I have the soup stored at the “make ahead” stage.  It tasted pretty good so far, and adding butter and cream before serving will only make it better!  I just am not sure I can identify the artichoke flavor amidst the onions, garlic, and other spices.

(*I still have one boiled artichoke in the refrigerator.  I will try eating that cold with a lemon tarragon butter dip.)


Shopping this week included more produce than I usually buy. ( I am pretty sure I should not buy a CSA share, just don’t think with only 2 of us in the house we would get through all the produce.  I will still visit farmers markets, though.)   I think I didn’t eat more produce, just different produce.  It was rather an effort to consume the parsnips and artichokes since we just didn’t consider them favorites.  The recipes I chose used shallots, leek, and fresh herbs beyond the parsnip and artichoke star players, which were not in my “staples”.  I also had to purchase avocado oil and coriander, but those can be used in many recipes moving forward.

I see just now the challenge to include the produce in a breakfast.  Hmmm, maybe I can try turning some of the creamy baked parsnips into something like hash browns?  Wish me luck!                                                                                                   –Janet Anderson


One thought on “New Produce, New Techniques

  1. RobinS says:

    Oh, my!
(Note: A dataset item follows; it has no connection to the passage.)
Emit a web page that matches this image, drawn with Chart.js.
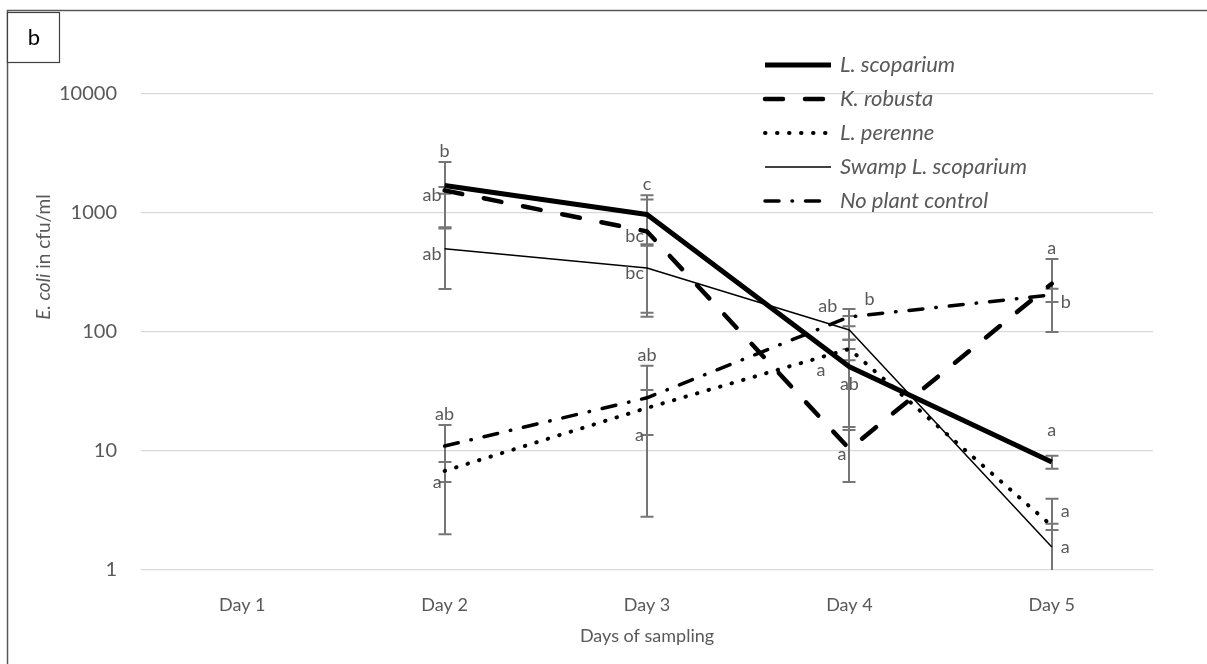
<!DOCTYPE html>
<html>
<head>
<meta charset="utf-8">
<script src="https://cdn.jsdelivr.net/npm/chart.js@4.4.1/dist/chart.umd.min.js"></script>
<style>
  html, body { margin: 0; padding: 0; background: #fff; }
  canvas { display: block; }
</style>
</head>
<body>
<canvas id="chart" width="1207" height="664"></canvas>
<script>
const days = ['Day 1', 'Day 2', 'Day 3', 'Day 4', 'Day 5'];
const yTicks = [1, 10, 100, 1000, 10000];
const seriesNames = ['L. scoparium', 'K. robusta', 'L. perenne', 'Swamp L. scoparium', 'No plant control'];

// mean counts (cfu/ml) with upper / lower error and significance letters
const scoparium = [null, 1700, 970, 51, 8.1];
const scopariumUp = [null, 980, 440, 35, 1.0];
const scopariumDown = [null, 960, 440, 36, 1.0];
const scopariumLetters = [null, 'b', 'c', 'a', 'a'];

const robusta = [null, 1550, 700, 10.4, 255];
const robustaUp = [null, 100, 600, 5.5, 155];
const robustaDown = [null, 100, 566, 4.9, 155];
const robustaLetters = [null, 'ab', 'bc', 'a', 'a'];

const perenne = [null, 6.8, 23, 72, 2.35];
const perenneUp = [null, 1.3, 9.5, 14, 0.1];
const perenneDown = [null, 1.3, 9.4, 14, 0.18];
const perenneLetters = [null, 'a', 'a', 'ab', 'a'];

const swamp = [null, 500, 345, 104, 1.56];
const swampUp = [null, 260, 200, 32, 2.4];
const swampDown = [null, 270, 200, 32, 1.0];
const swampLetters = [null, 'ab', 'bc', 'ab', 'a'];

const control = [null, 11, 28, 134, 205];
const controlUp = [null, 5.5, 24, 22, 26];
const controlDown = [null, 9, 25.2, 22, 26];
const controlLetters = [null, 'ab', 'ab', 'b', 'b'];

const FONT = 'Lato, "Open Sans", sans-serif';
const GREY = '#595959';

function series(label, data, up, down, letters, letterPos, style) {
  return Object.assign({
    label, data, errUp: up, errDown: down, letters, letterPos,
    borderColor: '#000', backgroundColor: '#000',
    pointRadius: 0, pointHoverRadius: 0, tension: 0, spanGaps: false,
    borderJoinStyle: 'round'
  }, style);
}

const datasets = [
  series(seriesNames[0], scoparium, scopariumUp, scopariumDown, scopariumLetters,
    [null, 'top', 'top', 'farLeft', 'high'],
    { borderWidth: 5, borderCapStyle: 'butt' }),
  series(seriesNames[1], robusta, robustaUp, robustaDown, robustaLetters,
    [null, 'left', 'left', 'left', 'top'],
    { borderWidth: 4.5, borderDash: [18, 22], borderCapStyle: 'round' }),
  series(seriesNames[2], perenne, perenneUp, perenneDown, perenneLetters,
    [null, 'lowLeft', 'lowLeft', 'bottom', 'upRight'],
    { borderWidth: 4, borderDash: [0.5, 11.5], borderCapStyle: 'round' }),
  series(seriesNames[3], swamp, swampUp, swampDown, swampLetters,
    [null, 'left', 'left', 'topLeft', 'right'],
    { borderWidth: 1.5, borderCapStyle: 'butt' }),
  series(seriesNames[4], control, controlUp, controlDown, controlLetters,
    [null, 'top', 'top', 'topRight', 'lowRight'],
    { borderWidth: 3.5, borderDash: [14, 13, 0.5, 13], borderCapStyle: 'round' })
];

// vertical error bars with caps, drawn underneath the lines
const errorBars = {
  id: 'errorBars',
  beforeDatasetsDraw(chart) {
    const { ctx, chartArea: area, scales: { x, y } } = chart;
    ctx.save();
    ctx.strokeStyle = '#767676';
    ctx.lineWidth = 2;
    ctx.lineCap = 'butt';
    chart.data.datasets.forEach(ds => {
      ds.data.forEach((v, i) => {
        if (v == null) return;
        const px = Math.round(x.getPixelForValue(i));
        const hi = v + ds.errUp[i];
        const lo = v - ds.errDown[i];
        const yHi = y.getPixelForValue(hi);
        const yLo = lo > 0 ? y.getPixelForValue(lo) : Infinity;
        ctx.beginPath();
        ctx.moveTo(px, Math.max(yHi, area.top));
        ctx.lineTo(px, Math.min(yLo, area.bottom));
        if (yHi >= area.top) { ctx.moveTo(px - 6.5, yHi); ctx.lineTo(px + 6.5, yHi); }
        if (yLo < area.bottom) { ctx.moveTo(px - 6.5, yLo); ctx.lineTo(px + 6.5, yLo); }
        ctx.stroke();
      });
    });
    ctx.restore();
  },
  afterDatasetsDraw(chart) {
    const { ctx, scales: { x, y } } = chart;
    ctx.save();
    ctx.fillStyle = GREY;
    ctx.font = '18px ' + FONT;
    ctx.textBaseline = 'middle';
    chart.data.datasets.forEach(ds => {
      ds.data.forEach((v, i) => {
        if (v == null || !ds.letters[i]) return;
        const px = x.getPixelForValue(i);
        const yv = y.getPixelForValue(v);
        const yHi = y.getPixelForValue(v + ds.errUp[i]);
        const yLo = y.getPixelForValue(Math.max(v - ds.errDown[i], 1));
        let tx = px, ty = yv;
        switch (ds.letterPos[i]) {
          case 'top': ctx.textAlign = 'center'; ty = yHi - 11; break;
          case 'high': ctx.textAlign = 'center'; ty = yHi - 26; break;
          case 'bottom': ctx.textAlign = 'center'; ty = yLo + 24; break;
          case 'left': ctx.textAlign = 'right'; tx = px - 3; ty = yv + 5; break;
          case 'farLeft': ctx.textAlign = 'right'; tx = px - 24; ty = yv + 3; break;
          case 'lowLeft': ctx.textAlign = 'right'; tx = px - 3; ty = yLo; break;
          case 'right': ctx.textAlign = 'left'; tx = px + 9; break;
          case 'upRight': ctx.textAlign = 'left'; tx = px + 9; ty = yv - 15; break;
          case 'lowRight': ctx.textAlign = 'left'; tx = px + 9; ty = yLo; break;
          case 'topLeft': ctx.textAlign = 'right'; tx = px - 12; ty = yHi - 10; break;
          case 'topRight': ctx.textAlign = 'left'; tx = px + 15; ty = yHi - 10; break;
        }
        ctx.fillText(ds.letters[i], tx, ty);
      });
    });
    ctx.restore();
  }
};

// legend inside the plot, axis titles, panel letter and frame
const decorations = {
  id: 'decorations',
  afterDraw(chart) {
    const { ctx, chartArea: area } = chart;
    ctx.save();

    chart.data.datasets.forEach((ds, i) => {
      const ly = 65 + i * 34;
      ctx.strokeStyle = '#000';
      ctx.lineWidth = ds.borderWidth;
      ctx.lineCap = ds.borderCapStyle;
      ctx.setLineDash(ds.borderDash || []);
      ctx.beginPath();
      ctx.moveTo(765, ly);
      ctx.lineTo(831, ly);
      ctx.stroke();
      ctx.setLineDash([]);
      ctx.fillStyle = GREY;
      ctx.font = 'italic 22px ' + FONT;
      ctx.textAlign = 'left';
      ctx.textBaseline = 'middle';
      ctx.fillText(ds.label, 840, ly);
    });

    // x axis title
    ctx.fillStyle = GREY;
    ctx.font = '18px ' + FONT;
    ctx.textAlign = 'center';
    ctx.textBaseline = 'middle';
    ctx.fillText('Days of sampling', (area.left + area.right) / 2, 636);

    // y axis title with the italic species name
    ctx.save();
    ctx.translate(44, 257);
    ctx.rotate(-Math.PI / 2);
    ctx.textAlign = 'left';
    ctx.font = 'italic 19px ' + FONT;
    const part1 = 'E. coli';
    const w1 = ctx.measureText(part1).width;
    ctx.font = '19px ' + FONT;
    const part2 = ' in cfu/ml';
    const w2 = ctx.measureText(part2).width;
    const start = -(w1 + w2) / 2;
    ctx.font = 'italic 19px ' + FONT;
    ctx.fillText(part1, start, 0);
    ctx.font = '19px ' + FONT;
    ctx.fillText(part2, start + w1, 0);
    ctx.restore();

    // frame lines
    ctx.strokeStyle = '#595959';
    ctx.lineWidth = 1.5;
    ctx.beginPath();
    ctx.moveTo(7.5, 664);
    ctx.lineTo(7.5, 10.5);
    ctx.lineTo(1207, 10.5);
    ctx.stroke();

    // panel letter box
    ctx.fillStyle = '#fff';
    ctx.fillRect(7.5, 12.5, 52, 50);
    ctx.strokeStyle = '#404040';
    ctx.lineWidth = 1.2;
    ctx.strokeRect(7.5, 12.5, 52, 50);
    ctx.fillStyle = '#000';
    ctx.font = '22px ' + FONT;
    ctx.textAlign = 'center';
    ctx.fillText('b', 34, 38);

    ctx.restore();
  }
};

new Chart(document.getElementById('chart'), {
  type: 'line',
  data: { labels: days, datasets },
  plugins: [errorBars, decorations],
  options: {
    responsive: false,
    animation: false,
    layout: { padding: { top: 94, right: 54, left: 0, bottom: 0 } },
    plugins: {
      legend: { display: false },
      tooltip: { enabled: false }
    },
    scales: {
      x: {
        type: 'category',
        offset: true,
        grid: { display: false, drawTicks: false },
        border: { display: false },
        ticks: { color: GREY, font: { family: FONT, size: 18 }, padding: 24, maxRotation: 0 },
        afterFit(scale) { scale.height = 94; }
      },
      y: {
        type: 'logarithmic',
        min: 1,
        max: 10000,
        grid: { color: '#d9d9d9', lineWidth: 1.2, drawTicks: false },
        border: { display: false },
        ticks: {
          color: GREY,
          font: { family: FONT, size: 20 },
          padding: 24,
          callback: v => String(v)
        },
        afterBuildTicks(scale) { scale.ticks = yTicks.map(value => ({ value })); },
        afterFit(scale) { scale.width = 141; }
      }
    }
  }
});
</script>
</body>
</html>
You went above and beyond the call of duty, but it appears that you learned a lot along the way.
    Artichokes are a funny thing – not much to them, tricky to eat, and they are so expensive!
    Parsnips, on the other hand, are easy to prepare and grown in the midwest.
    I love that you persevered until you found a preparation that your husband liked – I’m a firm believer that folks who claim they don’t like a vegetable just haven’t found a way to prepare it that’s appealing to their palate.
    Some of the local coops are selling local parsnips that have been over-wintered (leaving them in the ground until the ground thaws brings out their natural sweetness) and, in my opinion, makes for a super wonderful root vegetable.
    Thanks for sharing – good luck with the hash browns.